Unsurprisingly, the effect of these works is antipodal to all that is embraced by the biennial at large. They are hostile, diffident, and isolating, shrouded in faux-mystery, and fully propped up by a self-perpetuating cult-of-the-artist. They are uninteresting, unwelcoming, and unbeautiful, dismissing the vital-feeling emphasis this exhibition has placed on the changing role of art in both the private, emotional landscapes of its audience members and the world recovering from ruinous disaster.

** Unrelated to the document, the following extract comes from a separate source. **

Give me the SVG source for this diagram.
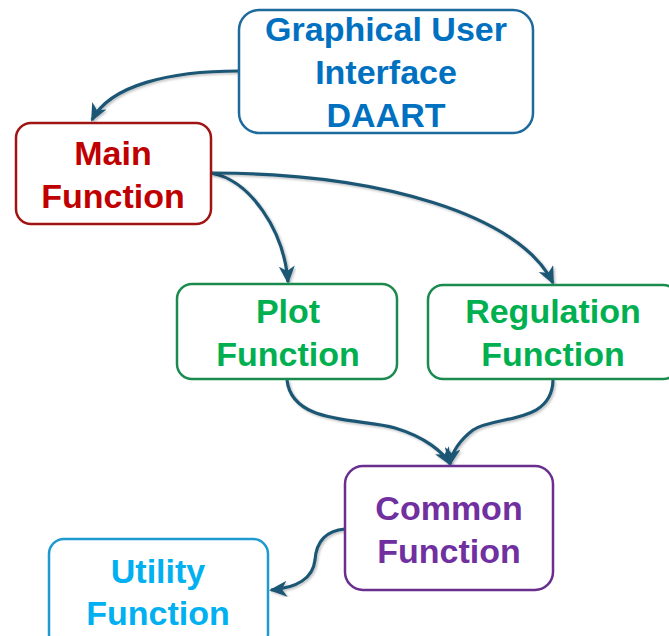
<svg xmlns="http://www.w3.org/2000/svg" width="669" height="636" viewBox="0 0 669 636">
<defs>
<marker id="arr" viewBox="0 0 18 16" refX="16" refY="8" markerWidth="18" markerHeight="16" markerUnits="userSpaceOnUse" orient="auto">
<path d="M0,0 L18,8 L0,16 L5,8 z" fill="#1d5775"/>
</marker>
<filter id="sh" x="-10%" y="-10%" width="120%" height="120%">
<feDropShadow dx="1.5" dy="1.5" stdDeviation="1.2" flood-color="#000" flood-opacity="0.25"/>
</filter>
</defs>
<style>
.box{fill:#fff;stroke-width:2.5}
.t{font-family:"Liberation Sans",Arial,sans-serif;font-weight:bold;font-size:34px;text-anchor:middle}
.c{fill:none;stroke:#1d5775;stroke-width:3.2;marker-end:url(#arr);filter:url(#sh)}
</style>
<g id="connectors">
<path class="c" d="M239,71 C170,71 110,85 92,120"/>
<path class="c" d="M211,173 C250,180 284,230 288,282"/>
<path class="c" d="M211,173 C380,173 520,215 553,283"/>
<path class="c" d="M287,380 C292,425 360,418 395,428 C425,437 443,452 450,464"/>
<path class="c" d="M553,380 C552,425 495,415 473,430 C460,440 452,452 450,464"/>
<path class="c" d="M345,529 C322,531 316,546 315,560 C313,578 297,588 271,590"/>
</g>
<g id="gui">
<rect class="box" x="239" y="10" width="294" height="123" rx="20" stroke="#1f6a9c"/>
<text class="t" x="386" y="41" fill="#0070c0">Graphical User</text>
<text class="t" x="386" y="84" fill="#0070c0">Interface</text>
<text class="t" x="386" y="127" fill="#0070c0">DAART</text>
</g>
<g id="main">
<rect class="box" x="16" y="123" width="195" height="101" rx="15" stroke="#a01414"/>
<text class="t" x="113" y="165" fill="#c00000">Main</text>
<text class="t" x="113" y="208" fill="#c00000">Function</text>
</g>
<g id="plot">
<rect class="box" x="177" y="284" width="220" height="95" rx="15" stroke="#1a8a4e"/>
<text class="t" x="288" y="323" fill="#00b050">Plot</text>
<text class="t" x="288" y="366" fill="#00b050">Function</text>
</g>
<g id="regulation">
<rect class="box" x="428" y="285" width="250" height="94" rx="15" stroke="#1a8a4e"/>
<text class="t" x="553" y="323" fill="#00b050">Regulation</text>
<text class="t" x="553" y="366" fill="#00b050">Function</text>
</g>
<g id="common">
<rect class="box" x="345" y="466" width="208" height="124" rx="18" stroke="#6a2f8e"/>
<text class="t" x="449" y="520" fill="#7030a0">Common</text>
<text class="t" x="449" y="563" fill="#7030a0">Function</text>
</g>
<g id="utility">
<rect class="box" x="49" y="539" width="219" height="110" rx="15" stroke="#1e9ad0"/>
<text class="t" x="158" y="583" fill="#00b0f0">Utility</text>
<text class="t" x="158" y="625" fill="#00b0f0">Function</text>
</g>
</svg>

Where it succeeds, the 2010 Whitney Biennial features an art that is fundamentally comfortable being an expression of beauty, entertainment, and the essential value of impermanent experience. Aki Sasamoto’s Strange Attractors wants to be played with as much as Daniel McDonald’s The Crossing: Passengers Must Pay Toll in Order to Disembark (Michael Jackson, Charon & Uncle Sam) wants to be laughed at and Scott Short’s Untitled (White) or Aurel Schmidt’s The Fall want to be thought exquisitely, impossibly beautiful. It is an art that wants to offer alternatives to fear and depression in a moment of collective despondency without brooding over the nature of suffering. If anything, suffering is anathema to the dynamics of the biennial—not disdained, but respected, as the deeply private experiences of unhappiness and strife are left apart by artists who are interested in creating small, momentary distractions from the horrors of contemporary life. In their space, the transcendent value of exposure to beauty, ephemerality, and simple delight coalesces clearly, and what it means to make art in America today becomes what it will take for us to survive, together. This exhibition is one moment along a series of transient, ultimately meaningless moments, but for once it feels as though self-importance is held in reserve, while the artists and their audience escape with a laugh and the passing communion of hope.